Je n‘ose pas croire que c’est délibéré de leur part mais, on ne le saura jamais. S’ils disent que c’était volontaire, cela reviendrait à se faire hara-kiri.
Malgré les antécédents de la marque, Sophie Pochet ne croît pas à un bad buzz volontaire. «Je n‘ose pas croire que c’est délibéré de leur part mais, on ne le saura jamais. S’ils disent que c’était volontaire, cela reviendrait à se faire hara-kiri.»
La professeur de publicité à l’IHECS penche plutôt pour les dérives de l’instantanéité des réseaux sociaux. «Contrairement à des pubs diffusées dans les médias traditionnels, il y a moins de vigilance sur les réseaux sociaux car c’est de l’instantané. Souvent c’est le fait d’une personne qui voit le potentiel humoristique d’une illustration et la transforme en utilisant les codes des réseaux sociaux pour toucher rapidement les abonnés de la marque.»

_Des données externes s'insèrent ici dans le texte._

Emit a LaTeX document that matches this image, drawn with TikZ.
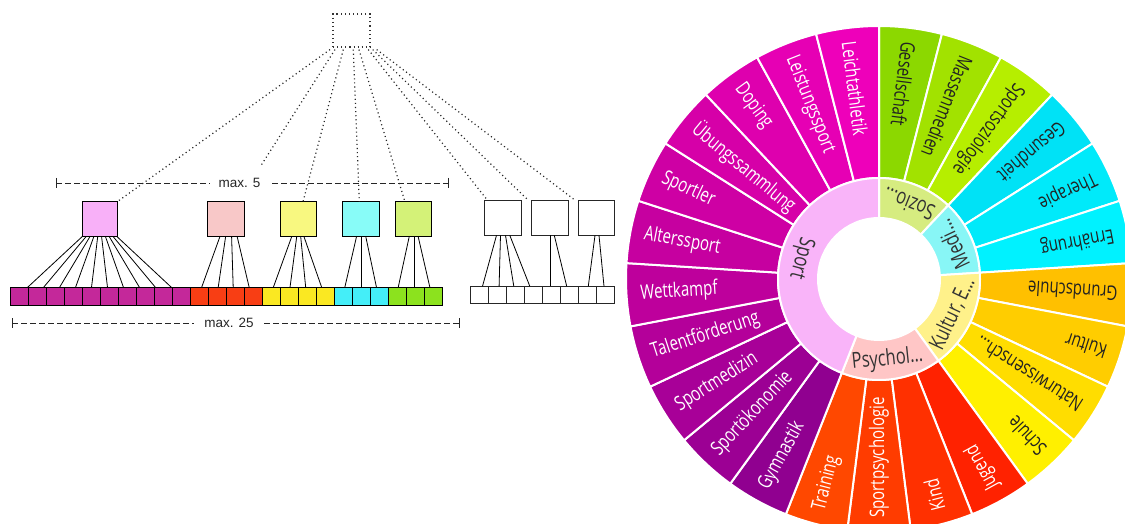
\documentclass[tikz,border=0pt]{standalone}
\usepackage{fontspec}
\newfontfamily\sunfont{Open Sans}
\newfontfamily\treefont{Liberation Sans}
\usetikzlibrary{calc}
\definecolor{bpink}{HTML}{F8B0F8}
\definecolor{bsalmon}{HTML}{F8C8C8}
\definecolor{byellow}{HTML}{F8F880}
\definecolor{bcyan}{HTML}{88FCF8}
\definecolor{bgreen}{HTML}{D4F278}
\definecolor{lmag}{HTML}{C4289A}
\definecolor{lred}{HTML}{F83E14}
\definecolor{lyel}{HTML}{FAE822}
\definecolor{lcya}{HTML}{44EEF8}
\definecolor{lgre}{HTML}{8CE21E}
\definecolor{darktext}{HTML}{222222}
\begin{document}
\begin{tikzpicture}[x=1pt,y=1pt,
  box/.style={draw=black, line width=1pt, minimum width=36pt, minimum height=35pt, inner sep=0pt, outer sep=0pt},
  leaf/.style={draw=black, line width=0.9pt, minimum width=18pt, minimum height=17.5pt, inner sep=0pt, outer sep=0pt},
  dotline/.style={line width=1.2pt, dash pattern=on 1.1pt off 3pt, black!85},
  tedge/.style={line width=0.8pt, black},
  bracket/.style={line width=0.9pt, dash pattern=on 6pt off 3pt, black!85},
  tick/.style={line width=0.9pt, black!85},
  maxlab/.style={fill=white, inner sep=0pt, font=\treefont\fontsize{13.5}{14}\selectfont, text=black!85},
  seg/.style={draw=white, line width=2pt, line join=round},
  olab/.style={font=\sunfont\fontsize{20}{20}\selectfont, inner sep=0pt, anchor=west},
  ilab/.style={font=\sunfont\fontsize{22}{22}\selectfont, inner sep=0pt, text=black!80},
]
\useasboundingbox (0,0) rectangle (1125,-524);
\fill[white] (0,0) rectangle (1125,-524);
\clip (0,0) rectangle (1125,-524);

% ---------------- tree ----------------
\node[draw=black!80, line width=1.2pt, dash pattern=on 1.1pt off 3pt, minimum width=37pt, minimum height=33pt, inner sep=0pt] (root) at (351.5,-30.5) {};

\node[box, fill=bpink, minimum width=35pt] (bP) at (99.8,-219.2) {};
\node[box, fill=bsalmon, minimum width=37pt] (bS) at (226.4,-219.2) {};
\node[box, fill=byellow] (bY) at (298,-219.2) {};
\node[box, fill=bcyan, minimum width=37pt] (bC) at (360.8,-219.2) {};
\node[box, fill=bgreen, minimum width=35.3pt] (bG) at (413.4,-219.2) {};
\node[box, fill=white, draw=black!85, minimum width=37pt, minimum height=35.3pt] (bW1) at (502.8,-217.7) {};
\node[box, fill=white, draw=black!85, minimum width=37.3pt, minimum height=35.3pt] (bW2) at (549.7,-217.7) {};
\node[box, fill=white, draw=black!85, minimum width=35.7pt, minimum height=35.3pt] (bW3) at (596.2,-217.7) {};

\foreach \i/\c in {1/lmag,2/lmag,3/lmag,4/lmag,5/lmag,6/lmag,7/lmag,8/lmag,9/lmag,10/lmag,
                   11/lred,12/lred,13/lred,14/lred,15/lyel,16/lyel,17/lyel,18/lyel,
                   19/lcya,20/lcya,21/lcya,22/lgre,23/lgre,24/lgre}
  \node[leaf, fill=\c] (c\i) at ({1+18*\i},-296.2) {};
\foreach \i in {1,...,8}
  \node[leaf, fill=white, draw=black!85] (w\i) at ({461+18*\i},-295) {};

% edges parent -> leaves
\foreach \s/\e in {-17.7/-72.3,-13.8/-56.3,-9.9/-40.3,-6/-24.3,-2.1/-8.3,1.8/7.7,5.7/23.7,9.5/39.7,13.4/55.7,17.3/71.7}
  \draw[tedge] ([xshift=\s pt]bP.south) -- ([xshift=\e pt]bP.south |- c1.north);
\foreach \s/\e in {-6.5/-24.8,-0.8/-8.2,5.2/6.8,10.8/22.8}
  \draw[tedge] ([xshift=\s pt]bS.south) -- ([xshift=\e pt]bS.south |- c1.north);
\foreach \s/\e in {-6.3/-24.7,-1.3/-8,2.7/7.7,6/23.7}
  \draw[tedge] ([xshift=\s pt]bY.south) -- ([xshift=\e pt]bY.south |- c1.north);
\foreach \s/\e in {-4.3/-16,0.7/0.7,5/15.7}
  \draw[tedge] ([xshift=\s pt]bC.south) -- ([xshift=\e pt]bC.south |- c1.north);
\foreach \s/\e in {-4.2/-15.2,0.5/0.5,4.8/16.5}
  \draw[tedge] ([xshift=\s pt]bG.south) -- ([xshift=\e pt]bG.south |- c1.north);
\foreach \s/\e in {-6.3/-20.3,-2.3/-3.7,2.7/11,7/27}
  \draw[tedge] ([xshift=\s pt]bW1.south) -- ([xshift=\e pt]bW1.south |- w1.north);
\foreach \s/\e in {0.3/0.3,4.6/17}
  \draw[tedge] ([xshift=\s pt]bW2.south) -- ([xshift=\e pt]bW2.south |- w1.north);
\foreach \s/\e in {-1.2/-7.9,2.8/7.8}
  \draw[tedge] ([xshift=\s pt]bW3.south) -- ([xshift=\e pt]bW3.south |- w1.north);

% dotted edges root -> boxes
\draw[dotline] ([xshift=-21.5pt,yshift=-2pt]root.south) -- (bP.north east);
\draw[dotline] ([xshift=-16.5pt,yshift=-2pt]root.south) -- ([xshift=11.5pt]bS.north);
\draw[dotline] ([xshift=-8.2pt,yshift=-2pt]root.south) -- ([xshift=5pt]bY.north);
\draw[dotline] ([xshift=1.8pt,yshift=-2pt]root.south) -- ([xshift=-1.5pt]bC.north);
\draw[dotline] ([xshift=7.5pt,yshift=-2pt]root.south) -- ([xshift=-8.5pt]bG.north);
\draw[dotline] ([xshift=16.8pt,yshift=-2pt]root.south) -- ([xshift=3pt]bW1.north west);
\draw[dotline] ([xshift=21.2pt,yshift=-2pt]root.south) -- ([xshift=-3pt]bW2.north west);
\draw[dotline] ([xshift=25.2pt,yshift=-2pt]root.south) -- ([xshift=-3.5pt]bW3.north west);

% brackets
\coordinate (m5l) at (56,-183);
\coordinate (m5r) at (448,-183);
\draw[bracket] (m5l) -- (m5r);
\draw[tick] ([yshift=5pt]m5l) -- ([yshift=-5pt]m5l);
\draw[tick] ([yshift=5pt]m5r) -- ([yshift=-5pt]m5r);
\node[maxlab, minimum width=59pt, minimum height=36pt] (m5) at (239.5,-183) {max. 5};

\coordinate (m25l) at (12,-323);
\coordinate (m25r) at (459,-323);
\draw[bracket] (m25l) -- (m25r);
\draw[tick] ([yshift=5pt]m25l) -- ([yshift=-5pt]m25l);
\draw[tick] ([yshift=5pt]m25r) -- ([yshift=-5pt]m25r);
\node[maxlab, minimum width=70pt, minimum height=14pt] (m25) at (229,-323) {max. 25};

% ---------------- sunburst ----------------
\begin{scope}[shift={(879,-279)}]
\foreach \t/\lab/\fc/\tc [count=\k] in {
  0/Gesellschaft/8CD800/darktext,
  14.4/Massenmedien/A2E200/darktext,
  28.8/Sportsoziologie/B6EE00/darktext,
  43.2/Gesundheit/00E2F6/darktext,
  57.6/Therapie/00EAFA/darktext,
  72/Ernährung/00F2FF/darktext,
  86.4/Grundschule/FFC000/darktext,
  100.8/Kultur/FFCD00/darktext,
  115.2/Naturwissensch…/FFDD00/darktext,
  129.6/Schule/FFF000/darktext,
  144/Jugend/FF2200/white,
  158.4/Kind/FF3000/white,
  172.8/Sportpsychologie/FF3C00/white,
  187.2/Training/FF4800/white,
  201.6/Gymnastik/900090/white,
  216/Sportökonomie/9C0094/white,
  230.4/Sportmedizin/A80098/white,
  244.8/Talentförderung/B4009A/white,
  259.2/Wettkampf/BE009C/white,
  273.6/Alterssport/C600A0/white,
  288/Sportler/CE00A4/white,
  302.4/Übungssammlung/D600A8/white,
  316.8/Doping/DE00AE/white,
  331.2/Leistungssport/E600B4/white,
  345.6/Leichtathletik/EE00BA/white} {
  \pgfmathsetmacro\aS{90-\t}
  \pgfmathsetmacro\aE{90-\t-14.4}
  \pgfmathsetmacro\aM{90-\t-7.2}
  \pgfmathsetmacro\rot{\aM+180}
  \definecolor{segc}{HTML}{\fc}
  \filldraw[seg, fill=segc] (\aS:101) -- (\aS:253) arc[start angle=\aS, end angle=\aE, radius=253] -- (\aE:101) arc[start angle=\aE, end angle=\aS, radius=101] -- cycle;
  \node[olab, text=\tc, rotate=\rot, xscale=0.75] (out\k) at (\aM:239) {\lab};
}
\foreach \a/\b/\m/\lab/\fc [count=\k] in {
  0/43.2/21.6/{Sozio…}/D6EC80,
  43.2/86.4/64.8/{Medi…}/88F6F6,
  86.4/144/115.2/{Kultur, E…}/FFF18A,
  144/201.6/174/{Psychol…}/FFC6C6,
  201.6/360/285/{Sport}/F9B4F9} {
  \pgfmathsetmacro\aS{90-\a}
  \pgfmathsetmacro\aE{90-\b}
  \pgfmathsetmacro\aM{90-\m}
  \pgfmathsetmacro\rot{\aM+90}
  \definecolor{segc}{HTML}{\fc}
  \filldraw[seg, fill=segc] (\aS:61) -- (\aS:101) arc[start angle=\aS, end angle=\aE, radius=101] -- (\aE:61) arc[start angle=\aE, end angle=\aS, radius=61] -- cycle;
  \node[ilab, rotate=\rot, xscale=0.75] (in\k) at (\aM:81) {\lab};
}
\end{scope}
\end{tikzpicture}
\end{document}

Pas de sanction financière mais un risque de boycott
Que risque la marque? Au niveau légal, pas grand-chose. «Le jury d’éthique publicitaire va enquêter pour connaître l’expéditeur de cette campagne de pub. S’il est à l’étranger, ce sera au jury d’éthique du pays en question de traiter les plaintes. Si la publicité vient de Belgique, le JEP rappellera à l’ordre la marque mais, à part exiger le retrait de la publicité, ce qui a été fait, il n’y aura pas de sanction financière. Et comme ce genre de publicité sur les réseaux ne coûte rien, la marque ne connaîtra pas de pertes d’un point de vue financier», regrette Sophie Pochet.
La sanction pourrait toutefois venir des consommateurs puisqu’un appel au boycott a été lancé sur les réseaux sociaux.
Sophie Pochet espère également que l’indignation de personnalités politiques comme Paul Magnette ou Bénédicte Linard ne se résumera pas à des paroles en l’air. «Peut-être que ce bad buzz va faire bouger les choses au niveau politique. Quand une femme battue est en détresse, elle n’est pas toujours prise au sérieux mais cette polémique pourrait relancer le débat.»